_Set task:_ Give back every line exactly as it appears, pictures excluded.

_Data block:_
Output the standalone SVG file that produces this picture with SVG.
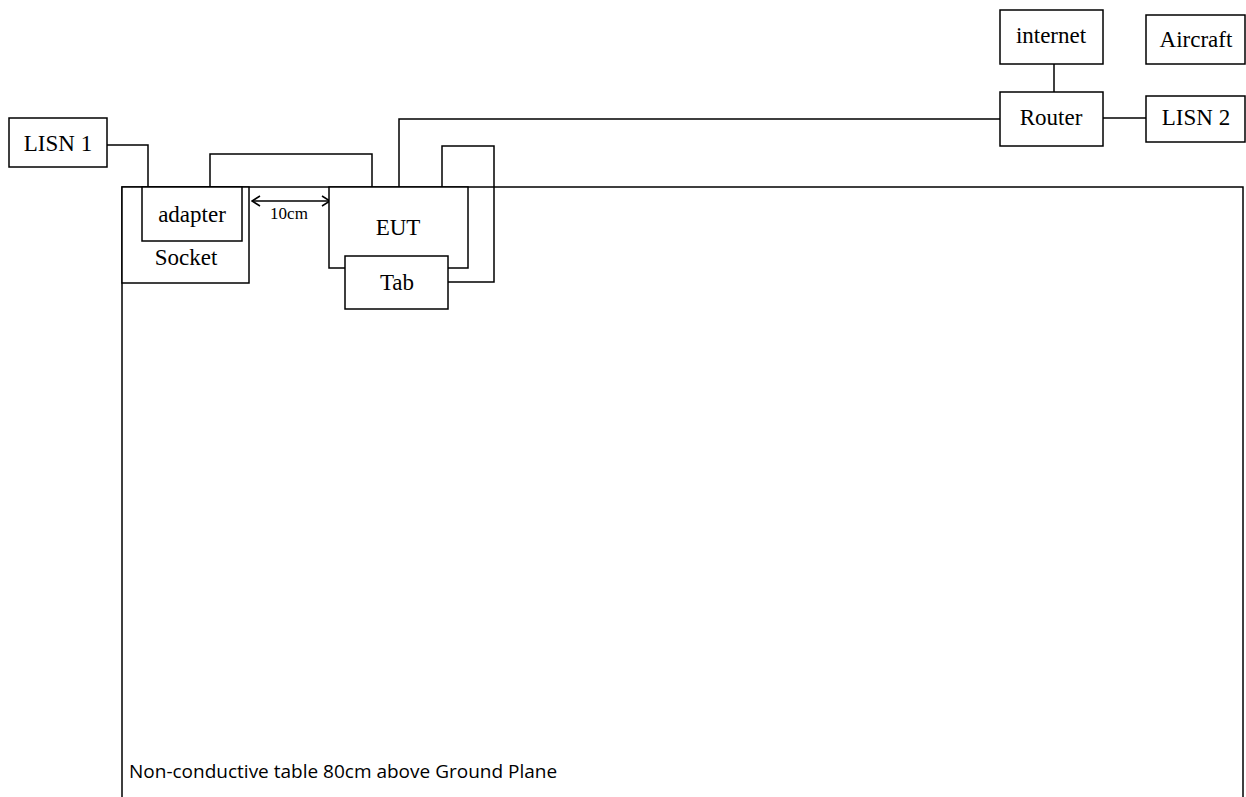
<svg xmlns="http://www.w3.org/2000/svg" width="1246" height="797" viewBox="0 0 1246 797">
<style>
.b{fill:#fff;stroke:#000;stroke-width:1.5}
.w{fill:none;stroke:#000;stroke-width:1.5}
.t{font-family:"Liberation Serif",serif;font-size:23px;fill:#000;text-anchor:middle}
.s{font-family:"Liberation Serif",serif;font-size:17px;fill:#000;text-anchor:middle}
.c{font-family:"Open Sans","Liberation Sans",sans-serif;font-size:19px;fill:#000}
</style>
<defs>
<marker id="ah" markerWidth="10" markerHeight="12" refX="9" refY="6" orient="auto-start-reverse" markerUnits="userSpaceOnUse">
<path d="M1,1 L9,6 L1,11" fill="none" stroke="#000" stroke-width="1.5"/>
</marker>
</defs>
<rect width="1246" height="797" fill="#fff"/>
<g id="table">
<path class="w" d="M122,797 V187 H1243 V797"/>
<text class="c" x="129" y="778">Non-conductive table 80cm above Ground Plane</text>
</g>
<g id="connectors">
<path class="w" d="M107,145 H148 V187"/>
<path class="w" d="M210,187 V154 H372 V187"/>
<path class="w" d="M399,187 V119 H1000"/>
<path class="w" d="M448,282 H494 V146 H442 V187"/>
<path class="w" d="M1054,64 V92"/>
<path class="w" d="M1103,118 H1146"/>
<path class="w" d="M252,201 H330" marker-start="url(#ah)" marker-end="url(#ah)"/>
<text class="s" x="289" y="219">10cm</text>
</g>
<g id="lisn1"><rect class="b" x="9" y="118" width="98" height="49"/><text class="t" x="58" y="151">LISN 1</text></g>
<g id="socket"><rect class="b" x="122" y="187" width="127" height="96"/><text class="t" x="186" y="265">Socket</text></g>
<g id="adapter"><rect class="b" x="142" y="187" width="100" height="54"/><text class="t" x="192" y="222">adapter</text></g>
<g id="eut"><rect class="b" x="329" y="187" width="139" height="81"/><text class="t" x="398" y="235">EUT</text></g>
<g id="tab"><rect class="b" x="345" y="256" width="103" height="53"/><text class="t" x="397" y="290">Tab</text></g>
<g id="internet"><rect class="b" x="1000" y="10" width="103" height="54"/><text class="t" x="1051" y="43">internet</text></g>
<g id="aircraft"><rect class="b" x="1146" y="15" width="99" height="49"/><text class="t" x="1196" y="47">Aircraft</text></g>
<g id="router"><rect class="b" x="1000" y="92" width="103" height="54"/><text class="t" x="1051" y="125">Router</text></g>
<g id="lisn2"><rect class="b" x="1146" y="96" width="99" height="46"/><text class="t" x="1196" y="125">LISN 2</text></g>
</svg>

_Exercise answer:_
Output the standalone SVG file that produces this picture with SVG.
<svg xmlns="http://www.w3.org/2000/svg" width="1246" height="797" viewBox="0 0 1246 797">
<style>
.b{fill:#fff;stroke:#000;stroke-width:1.5}
.w{fill:none;stroke:#000;stroke-width:1.5}
.t{font-family:"Liberation Serif",serif;font-size:23px;fill:#000;text-anchor:middle}
.s{font-family:"Liberation Serif",serif;font-size:17px;fill:#000;text-anchor:middle}
.c{font-family:"Open Sans","Liberation Sans",sans-serif;font-size:19px;fill:#000}
</style>
<defs>
<marker id="ah" markerWidth="10" markerHeight="12" refX="9" refY="6" orient="auto-start-reverse" markerUnits="userSpaceOnUse">
<path d="M1,1 L9,6 L1,11" fill="none" stroke="#000" stroke-width="1.5"/>
</marker>
</defs>
<rect width="1246" height="797" fill="#fff"/>
<g id="table">
<path class="w" d="M122,797 V187 H1243 V797"/>
<text class="c" x="129" y="778">Non-conductive table 80cm above Ground Plane</text>
</g>
<g id="connectors">
<path class="w" d="M107,145 H148 V187"/>
<path class="w" d="M210,187 V154 H372 V187"/>
<path class="w" d="M399,187 V119 H1000"/>
<path class="w" d="M448,282 H494 V146 H442 V187"/>
<path class="w" d="M1054,64 V92"/>
<path class="w" d="M1103,118 H1146"/>
<path class="w" d="M252,201 H330" marker-start="url(#ah)" marker-end="url(#ah)"/>
<text class="s" x="289" y="219">10cm</text>
</g>
<g id="lisn1"><rect class="b" x="9" y="118" width="98" height="49"/><text class="t" x="58" y="151">LISN 1</text></g>
<g id="socket"><rect class="b" x="122" y="187" width="127" height="96"/><text class="t" x="186" y="265">Socket</text></g>
<g id="adapter"><rect class="b" x="142" y="187" width="100" height="54"/><text class="t" x="192" y="222">adapter</text></g>
<g id="eut"><rect class="b" x="329" y="187" width="139" height="81"/><text class="t" x="398" y="235">EUT</text></g>
<g id="tab"><rect class="b" x="345" y="256" width="103" height="53"/><text class="t" x="397" y="290">Tab</text></g>
<g id="internet"><rect class="b" x="1000" y="10" width="103" height="54"/><text class="t" x="1051" y="43">internet</text></g>
<g id="aircraft"><rect class="b" x="1146" y="15" width="99" height="49"/><text class="t" x="1196" y="47">Aircraft</text></g>
<g id="router"><rect class="b" x="1000" y="92" width="103" height="54"/><text class="t" x="1051" y="125">Router</text></g>
<g id="lisn2"><rect class="b" x="1146" y="96" width="99" height="46"/><text class="t" x="1196" y="125">LISN 2</text></g>
</svg>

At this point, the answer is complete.